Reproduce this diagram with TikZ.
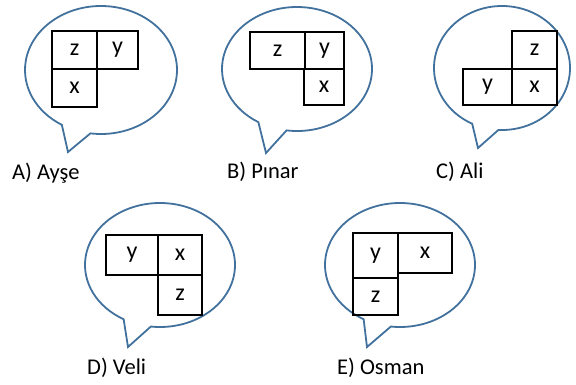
\documentclass[tikz,border=0pt]{standalone}
\usepackage{fontspec}
\setmainfont{Carlito}
\begin{document}
\begin{tikzpicture}[x=1pt,y=-1pt,
  bubble/.style={draw=bubbleblue,line width=1.8pt,line join=miter},
  cell/.style={draw=black,line width=2pt,inner sep=0pt,
    font=\fontsize{24}{28}\selectfont},
  caption/.style={anchor=west,inner sep=0pt,font=\fontsize{22.5}{27}\selectfont}]
\definecolor{bubbleblue}{HTML}{41719C}
\useasboundingbox (0,0) rectangle (576,385);

% speech bubbles: elliptic arc, then the tail down to its tip
\coordinate (cA) at (101,70);  \coordinate (tA) at (68,152);
\coordinate (cB) at (297,69);  \coordinate (tB) at (266,153);
\coordinate (cC) at (502,68);  \coordinate (tC) at (478,148);
\coordinate (cD) at (160,265); \coordinate (tD) at (128,347);
\coordinate (cE) at (400,265); \coordinate (tE) at (367,347);

\draw[bubble] ([shift={(262:76pt and 64pt)}]cA)
  arc[start angle=262,end angle=599,x radius=76pt,y radius=64pt] -- (tA) -- cycle;
\draw[bubble] ([shift={(262:75pt and 62pt)}]cB)
  arc[start angle=262,end angle=599,x radius=75pt,y radius=62pt] -- (tB) -- cycle;
\draw[bubble] ([shift={(267:68pt and 62pt)}]cC)
  arc[start angle=267,end angle=604,x radius=68pt,y radius=62pt] -- (tC) -- cycle;
\draw[bubble] ([shift={(263:75pt and 62pt)}]cD)
  arc[start angle=263,end angle=601,x radius=75pt,y radius=62pt] -- (tD) -- cycle;
\draw[bubble] ([shift={(263:75pt and 62pt)}]cE)
  arc[start angle=263,end angle=601,x radius=75pt,y radius=62pt] -- (tE) -- cycle;

% A) Ayse
\node[cell,minimum width=45pt,minimum height=38pt] (Az) at (74.5,50) {z};
\node[cell,minimum width=41pt,minimum height=38pt] (Ay) at (117.5,50) {y};
\node[cell,minimum width=45pt,minimum height=38pt] (Ax) at (74.5,88) {x};
% B) Pinar
\node[cell,minimum width=55pt,minimum height=37pt] (Bz) at (277.5,50.5) {z};
\node[cell,minimum width=39pt,minimum height=37pt] (By) at (324.5,50.5) {y};
\node[cell,minimum width=40pt,minimum height=36pt] (Bx) at (324,87) {x};
% C) Ali
\node[cell,minimum width=45pt,minimum height=38pt] (Cz) at (534.5,50) {z};
\node[cell,minimum width=49pt,minimum height=36pt] (Cy) at (487.5,87) {y};
\node[cell,minimum width=45pt,minimum height=36pt] (Cx) at (534.5,87) {x};
% D) Veli
\node[cell,minimum width=52pt,minimum height=40pt] (Dy) at (132,255) {y};
\node[cell,minimum width=44pt,minimum height=40pt] (Dx) at (180,255) {x};
\node[cell,minimum width=44pt,minimum height=40pt] (Dz) at (180,295) {z};
% E) Osman
\node[cell,minimum width=45pt,minimum height=45pt] (Ey) at (375.5,255.5) {y};
\node[cell,minimum width=54pt,minimum height=40pt] (Ex) at (425,253) {x};
\node[cell,minimum width=45pt,minimum height=37pt] (Ez) at (375.5,296.5) {z};

% captions
\node[caption] (lA) at (12,173) {A) Ayşe};
\node[caption] (lB) at (227,172) {B) Pınar};
\node[caption] (lC) at (436,172) {C) Ali};
\node[caption] (lD) at (87,368) {D) Veli};
\node[caption] (lE) at (337,368) {E) Osman};
\end{tikzpicture}
\end{document}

***

▶ Set task: Return the listing above unchanged, apart from dropping its pictures.

▶ Output for this exercise:
Reproduce this diagram with TikZ.
\documentclass[tikz,border=0pt]{standalone}
\usepackage{fontspec}
\setmainfont{Carlito}
\begin{document}
\begin{tikzpicture}[x=1pt,y=-1pt,
  bubble/.style={draw=bubbleblue,line width=1.8pt,line join=miter},
  cell/.style={draw=black,line width=2pt,inner sep=0pt,
    font=\fontsize{24}{28}\selectfont},
  caption/.style={anchor=west,inner sep=0pt,font=\fontsize{22.5}{27}\selectfont}]
\definecolor{bubbleblue}{HTML}{41719C}
\useasboundingbox (0,0) rectangle (576,385);

% speech bubbles: elliptic arc, then the tail down to its tip
\coordinate (cA) at (101,70);  \coordinate (tA) at (68,152);
\coordinate (cB) at (297,69);  \coordinate (tB) at (266,153);
\coordinate (cC) at (502,68);  \coordinate (tC) at (478,148);
\coordinate (cD) at (160,265); \coordinate (tD) at (128,347);
\coordinate (cE) at (400,265); \coordinate (tE) at (367,347);

\draw[bubble] ([shift={(262:76pt and 64pt)}]cA)
  arc[start angle=262,end angle=599,x radius=76pt,y radius=64pt] -- (tA) -- cycle;
\draw[bubble] ([shift={(262:75pt and 62pt)}]cB)
  arc[start angle=262,end angle=599,x radius=75pt,y radius=62pt] -- (tB) -- cycle;
\draw[bubble] ([shift={(267:68pt and 62pt)}]cC)
  arc[start angle=267,end angle=604,x radius=68pt,y radius=62pt] -- (tC) -- cycle;
\draw[bubble] ([shift={(263:75pt and 62pt)}]cD)
  arc[start angle=263,end angle=601,x radius=75pt,y radius=62pt] -- (tD) -- cycle;
\draw[bubble] ([shift={(263:75pt and 62pt)}]cE)
  arc[start angle=263,end angle=601,x radius=75pt,y radius=62pt] -- (tE) -- cycle;

% A) Ayse
\node[cell,minimum width=45pt,minimum height=38pt] (Az) at (74.5,50) {z};
\node[cell,minimum width=41pt,minimum height=38pt] (Ay) at (117.5,50) {y};
\node[cell,minimum width=45pt,minimum height=38pt] (Ax) at (74.5,88) {x};
% B) Pinar
\node[cell,minimum width=55pt,minimum height=37pt] (Bz) at (277.5,50.5) {z};
\node[cell,minimum width=39pt,minimum height=37pt] (By) at (324.5,50.5) {y};
\node[cell,minimum width=40pt,minimum height=36pt] (Bx) at (324,87) {x};
% C) Ali
\node[cell,minimum width=45pt,minimum height=38pt] (Cz) at (534.5,50) {z};
\node[cell,minimum width=49pt,minimum height=36pt] (Cy) at (487.5,87) {y};
\node[cell,minimum width=45pt,minimum height=36pt] (Cx) at (534.5,87) {x};
% D) Veli
\node[cell,minimum width=52pt,minimum height=40pt] (Dy) at (132,255) {y};
\node[cell,minimum width=44pt,minimum height=40pt] (Dx) at (180,255) {x};
\node[cell,minimum width=44pt,minimum height=40pt] (Dz) at (180,295) {z};
% E) Osman
\node[cell,minimum width=45pt,minimum height=45pt] (Ey) at (375.5,255.5) {y};
\node[cell,minimum width=54pt,minimum height=40pt] (Ex) at (425,253) {x};
\node[cell,minimum width=45pt,minimum height=37pt] (Ez) at (375.5,296.5) {z};

% captions
\node[caption] (lA) at (12,173) {A) Ayşe};
\node[caption] (lB) at (227,172) {B) Pınar};
\node[caption] (lC) at (436,172) {C) Ali};
\node[caption] (lD) at (87,368) {D) Veli};
\node[caption] (lE) at (337,368) {E) Osman};
\end{tikzpicture}
\end{document}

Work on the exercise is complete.